3. Market Analysis and Forecasting
Beyond individual trading strategies, the Bullish Engulfing Pattern can be used as a tool for market analysis and forecasting. Analysts and traders can assess the frequency and context in which this pattern occurs to gauge overall market sentiment and potential future price movements.
Conclusion
In conclusion, the Bullish Engulfing Pattern is a powerful technical analysis tool that provides traders with valuable insights into market dynamics. Its ability to signal potential trend reversals makes it a popular choice among traders seeking to capitalize on bullish opportunities. By understanding the anatomy of the pattern, interpreting its implications, and applying it within a broader trading strategy, traders can enhance their decision-making processes and improve their chances of success in the financial markets.
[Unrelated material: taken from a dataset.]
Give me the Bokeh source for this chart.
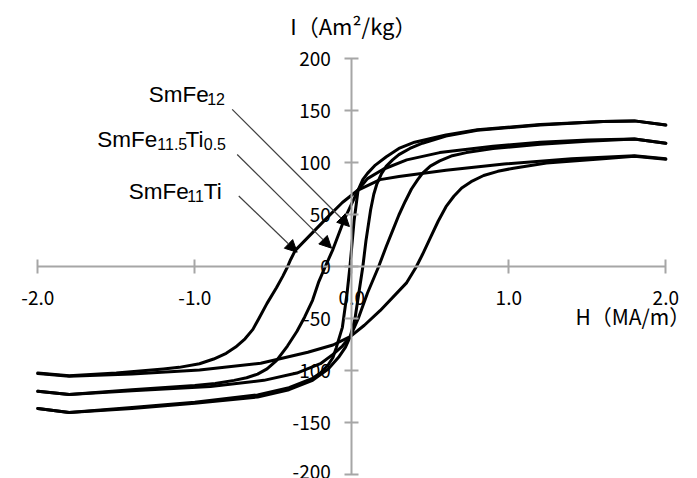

It is essential for traders to remain aware of the limitations of the Bullish Engulfing Pattern and to seek confirmation through additional technical indicators. By doing so, traders can navigate the complexities of the market with greater confidence, leveraging the Bullish Engulfing Pattern as a key component of their trading toolkit. As with any trading strategy, thorough research, continuous learning, and disciplined risk management are paramount for achieving long-term success in trading endeavors.